Other people’s words about … writing
Dan sits at his desk [to write his book] and closes the door to the hall, to the world. Winter unfolds around the cottage, June to July, and time flutters to the ground like pages. Too few pages. Never enough.
From ‘The Breeding Season’
by Amanda Niehaus
A few weeks ago, right at the end of my first week in my new job, I spent a weekend with a group of women who are writers and artists, some of whom I’d known for many years, a couple of whom I’d never met before. We walked along the beach, and we talked, and we laughed, and we ate, and we drank gin and tonic. And then we parted ways again, some of us driving back along the winding coastal roads towards the city to a life made entirely of writing and drawing, some of us driving back to a life made partly of writing and partly of child-rearing or paid work outside of the home.
Lunch break view (1): Climbing the mast
The woman who had organised the weekend had planned it, loosely, as a writers’ retreat, and indeed some of the women — a couple of whom had strict deadlines to meet with their publishers — did write during the weekend. The rest of us sat outside around a table on the sun-drenched balcony, sharing stories of our writing: our latest work in progress, recent reviews, launches we’d attended, talks we’d given, and so on.
I say we and us, but the first-person pronoun sits queasily with me, because I haven’t published anything for ten years, and because I’ve been through periods in recent years where I’ve consciously stopped writing altogether and tried to move on to other things in my life. This year, during the early months of my freelance life, I started writing again, but the process has continued to feel tentative, precarious (that word again!), and filled with doubt and fear.
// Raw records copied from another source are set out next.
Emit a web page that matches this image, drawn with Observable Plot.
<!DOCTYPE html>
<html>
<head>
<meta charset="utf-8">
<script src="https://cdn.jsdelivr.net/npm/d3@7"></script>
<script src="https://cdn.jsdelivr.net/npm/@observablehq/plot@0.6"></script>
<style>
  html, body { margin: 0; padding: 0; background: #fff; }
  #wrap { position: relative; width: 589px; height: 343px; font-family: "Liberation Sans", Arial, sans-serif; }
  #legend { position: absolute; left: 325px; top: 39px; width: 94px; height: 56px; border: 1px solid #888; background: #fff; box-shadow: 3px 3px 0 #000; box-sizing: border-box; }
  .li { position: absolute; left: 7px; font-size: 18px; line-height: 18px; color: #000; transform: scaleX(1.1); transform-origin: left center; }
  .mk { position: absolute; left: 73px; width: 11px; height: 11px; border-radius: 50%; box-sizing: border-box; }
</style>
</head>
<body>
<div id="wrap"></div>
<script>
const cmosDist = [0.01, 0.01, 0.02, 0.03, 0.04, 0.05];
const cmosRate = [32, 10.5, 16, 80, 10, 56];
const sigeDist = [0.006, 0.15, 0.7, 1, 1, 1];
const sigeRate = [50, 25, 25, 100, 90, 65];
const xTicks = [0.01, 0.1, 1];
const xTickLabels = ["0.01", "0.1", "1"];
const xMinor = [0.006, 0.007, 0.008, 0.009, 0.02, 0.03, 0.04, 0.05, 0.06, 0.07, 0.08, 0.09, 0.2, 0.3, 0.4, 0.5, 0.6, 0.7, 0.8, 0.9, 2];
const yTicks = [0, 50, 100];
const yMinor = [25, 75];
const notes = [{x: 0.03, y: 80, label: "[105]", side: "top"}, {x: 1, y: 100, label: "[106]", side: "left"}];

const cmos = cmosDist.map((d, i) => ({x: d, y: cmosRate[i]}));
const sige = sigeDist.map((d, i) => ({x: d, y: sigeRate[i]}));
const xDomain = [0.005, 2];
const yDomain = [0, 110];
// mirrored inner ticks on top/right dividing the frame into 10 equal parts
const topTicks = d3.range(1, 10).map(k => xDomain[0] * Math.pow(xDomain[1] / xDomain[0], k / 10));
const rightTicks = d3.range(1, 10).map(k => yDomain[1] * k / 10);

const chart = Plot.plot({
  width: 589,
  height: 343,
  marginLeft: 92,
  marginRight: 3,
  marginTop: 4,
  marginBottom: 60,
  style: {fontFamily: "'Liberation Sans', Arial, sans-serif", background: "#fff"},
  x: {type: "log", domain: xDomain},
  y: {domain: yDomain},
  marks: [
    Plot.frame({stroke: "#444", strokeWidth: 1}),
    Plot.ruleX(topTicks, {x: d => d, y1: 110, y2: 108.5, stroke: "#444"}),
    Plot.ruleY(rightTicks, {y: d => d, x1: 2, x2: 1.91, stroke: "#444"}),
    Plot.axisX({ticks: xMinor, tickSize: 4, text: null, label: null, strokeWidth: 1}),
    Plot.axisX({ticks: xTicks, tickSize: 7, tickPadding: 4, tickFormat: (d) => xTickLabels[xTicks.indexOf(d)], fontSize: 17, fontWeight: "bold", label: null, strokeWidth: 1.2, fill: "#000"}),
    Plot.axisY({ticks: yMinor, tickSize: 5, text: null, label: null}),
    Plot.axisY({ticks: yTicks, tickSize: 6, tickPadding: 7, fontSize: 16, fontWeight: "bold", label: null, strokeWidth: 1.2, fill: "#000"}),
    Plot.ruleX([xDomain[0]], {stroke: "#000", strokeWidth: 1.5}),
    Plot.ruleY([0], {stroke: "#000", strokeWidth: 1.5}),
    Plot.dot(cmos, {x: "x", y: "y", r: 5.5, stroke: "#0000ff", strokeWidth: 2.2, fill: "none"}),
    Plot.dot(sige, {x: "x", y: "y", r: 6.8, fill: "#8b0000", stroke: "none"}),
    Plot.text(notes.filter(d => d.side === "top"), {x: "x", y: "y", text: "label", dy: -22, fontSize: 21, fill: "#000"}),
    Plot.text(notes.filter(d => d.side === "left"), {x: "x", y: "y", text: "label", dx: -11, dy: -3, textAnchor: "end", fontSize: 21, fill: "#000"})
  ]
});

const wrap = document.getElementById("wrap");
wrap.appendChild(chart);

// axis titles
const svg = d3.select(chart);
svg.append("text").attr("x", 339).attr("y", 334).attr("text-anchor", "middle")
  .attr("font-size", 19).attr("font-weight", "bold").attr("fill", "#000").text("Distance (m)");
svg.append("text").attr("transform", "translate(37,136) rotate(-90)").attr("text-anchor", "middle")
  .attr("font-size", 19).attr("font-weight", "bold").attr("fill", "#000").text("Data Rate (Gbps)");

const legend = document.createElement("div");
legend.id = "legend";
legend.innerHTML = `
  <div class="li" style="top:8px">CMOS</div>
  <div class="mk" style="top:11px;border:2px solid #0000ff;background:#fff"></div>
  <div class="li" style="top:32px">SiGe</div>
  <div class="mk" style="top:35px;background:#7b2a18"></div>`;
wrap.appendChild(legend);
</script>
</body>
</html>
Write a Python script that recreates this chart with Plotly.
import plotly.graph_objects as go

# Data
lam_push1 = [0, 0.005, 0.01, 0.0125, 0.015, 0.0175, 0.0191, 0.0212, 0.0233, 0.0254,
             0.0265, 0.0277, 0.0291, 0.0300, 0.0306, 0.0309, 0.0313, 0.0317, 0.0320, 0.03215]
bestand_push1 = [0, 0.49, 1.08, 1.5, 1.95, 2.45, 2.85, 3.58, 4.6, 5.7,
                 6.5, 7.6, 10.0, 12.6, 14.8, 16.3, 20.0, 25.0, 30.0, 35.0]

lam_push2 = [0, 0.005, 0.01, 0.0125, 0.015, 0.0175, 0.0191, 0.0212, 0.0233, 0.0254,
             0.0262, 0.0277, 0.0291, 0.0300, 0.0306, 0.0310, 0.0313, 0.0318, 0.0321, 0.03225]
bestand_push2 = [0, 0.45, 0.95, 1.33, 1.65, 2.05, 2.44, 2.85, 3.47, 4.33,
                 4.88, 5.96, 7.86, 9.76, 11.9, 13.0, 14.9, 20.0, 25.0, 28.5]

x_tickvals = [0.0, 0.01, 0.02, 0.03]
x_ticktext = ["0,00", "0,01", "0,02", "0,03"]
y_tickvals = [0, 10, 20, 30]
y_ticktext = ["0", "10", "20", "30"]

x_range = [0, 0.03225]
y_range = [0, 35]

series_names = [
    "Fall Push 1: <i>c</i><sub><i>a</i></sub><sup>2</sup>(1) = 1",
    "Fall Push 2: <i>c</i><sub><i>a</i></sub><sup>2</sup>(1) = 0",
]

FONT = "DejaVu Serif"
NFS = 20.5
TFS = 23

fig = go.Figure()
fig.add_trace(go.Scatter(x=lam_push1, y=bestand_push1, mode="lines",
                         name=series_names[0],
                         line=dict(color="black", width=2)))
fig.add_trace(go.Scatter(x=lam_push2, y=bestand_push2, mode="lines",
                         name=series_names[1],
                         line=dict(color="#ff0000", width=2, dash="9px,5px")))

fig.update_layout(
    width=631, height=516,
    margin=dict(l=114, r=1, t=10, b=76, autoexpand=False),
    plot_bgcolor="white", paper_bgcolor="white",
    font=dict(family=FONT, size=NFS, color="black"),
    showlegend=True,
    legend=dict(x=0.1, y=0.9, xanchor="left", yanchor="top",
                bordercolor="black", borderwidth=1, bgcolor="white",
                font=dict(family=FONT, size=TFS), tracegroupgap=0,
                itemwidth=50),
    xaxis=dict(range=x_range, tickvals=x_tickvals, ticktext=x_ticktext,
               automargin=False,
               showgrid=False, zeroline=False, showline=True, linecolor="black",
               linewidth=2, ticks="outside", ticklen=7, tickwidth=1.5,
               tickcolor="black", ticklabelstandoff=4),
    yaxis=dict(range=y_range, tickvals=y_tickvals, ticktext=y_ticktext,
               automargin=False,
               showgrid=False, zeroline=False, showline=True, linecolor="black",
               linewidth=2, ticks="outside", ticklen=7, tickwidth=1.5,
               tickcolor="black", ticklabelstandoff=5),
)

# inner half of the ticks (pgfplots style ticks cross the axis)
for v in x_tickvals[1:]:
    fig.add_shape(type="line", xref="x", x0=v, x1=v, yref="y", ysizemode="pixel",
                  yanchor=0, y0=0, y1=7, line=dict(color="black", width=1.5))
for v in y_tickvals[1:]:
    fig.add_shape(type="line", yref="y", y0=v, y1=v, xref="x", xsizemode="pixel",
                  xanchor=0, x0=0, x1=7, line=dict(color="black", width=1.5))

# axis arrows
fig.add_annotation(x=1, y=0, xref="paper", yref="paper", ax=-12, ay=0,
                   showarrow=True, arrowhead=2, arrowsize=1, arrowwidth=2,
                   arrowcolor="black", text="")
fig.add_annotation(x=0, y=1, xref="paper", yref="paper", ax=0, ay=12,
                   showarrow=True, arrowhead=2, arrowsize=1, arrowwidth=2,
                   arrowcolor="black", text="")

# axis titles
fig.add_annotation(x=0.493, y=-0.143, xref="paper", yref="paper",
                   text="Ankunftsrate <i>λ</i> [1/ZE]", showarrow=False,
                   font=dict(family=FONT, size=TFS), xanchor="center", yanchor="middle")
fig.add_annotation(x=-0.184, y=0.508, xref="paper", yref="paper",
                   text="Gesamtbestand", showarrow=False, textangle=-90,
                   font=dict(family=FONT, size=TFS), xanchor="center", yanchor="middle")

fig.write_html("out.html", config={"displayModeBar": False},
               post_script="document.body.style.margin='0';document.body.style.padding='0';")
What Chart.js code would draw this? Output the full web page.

Lunch break view (2): Red and blue
And so I felt a little like an intruder at that sun-splashed table on the balcony overlooking the sea. Sure, I have stories to tell about writing and about the books I’ve written, but they’re stories anchored in the past, not the present. Mostly, then, I stayed silent, without contributing when the talk turned back to writing. I listened to the things my companions were discussing, the things they said they thought about as they wrote. And as I listened, I reflected — as I have so many times over the last year or two — that what stops me from writing these days (or, more accurately, what stops me from completing any of the writing I start these days) isn’t so much a lack of confidence in my writing as it is a lack of confidence in my self: who I am, where I fit in the world. What I experience. What I think. What I stand for. What I believe. What I feel.
What I want to say.
Lunch break view (3): Seagull companion
For me, writing has always been about having a voice. In essence, it’s about having a conversation on the page with my readers. And so, implicitly, it’s about feeling that I have the right to express myself, to speak up, to tell a story: my story. It makes sense, then, that in the last few years, as I’ve found it increasingly hard to talk aloud — in conversation, I mean, to family, to friends, to peers, to colleagues — about the way I experience the world, my world, I have also found it increasingly hard to write.
I don’t know whether I’ll ever write or publish another book again in my life, and I understand that, in the scheme of things, whether I do or not is probably neither here nor there. But I do know that in order to write again, I will have to learn to believe in my voice once more, and to be able to listen to myself somehow, and to manage to see myself not as an intruder but as someone who belongs in this world. Until I can do these things, I will keep letting those pages of mine — the actual pages and the metaphorical ones, the pages of time, the pages of my life — flutter, like Dan’s in the passage I’ve quoted above, to the ground.
Weekend view: under the arch
Sometimes when I write posts like this on my blog, they feel self-indulgent, self-referential, self-absorbed. And perhaps my posts are all of these things. But perhaps, too, there’s a reader out there somewhere, reading this post, who has felt (some of) the things I’m writing about today, and who hears her voice reflected back to her as she reads. I want you to know, reader out there, that you are not alone in this world. Your voice matters. Your short life matters. You matter.
So go on, say what you have to say: and say it loud, say it true. This world, this life, belongs to you, too.
I sometimes wonder if our ego diminishes as we age? The longer I live the less I seem sure of myself, my knowledge, etc. I was confident in my plant knowledge and ability to do my work, and to write about it when I started my blog many years ago. However, as more is discovered scientifically, methods and theories change, so I find myself doubting if we ever really ‘know’ anything. I feel like I must preface everything with: “What we know NOW is… but that could change tomorrow.” So while our ego takes a hit, perhaps our soul side is nudging us to let go control and let our intuition be the guide. ‘Go with the flow,’ as they say. Anyway, that’s my two cents! 😉
Eliza, thanks for your thoughts. I like your take on our decreasing confidence as we age … I’ll try looking at it from that angle!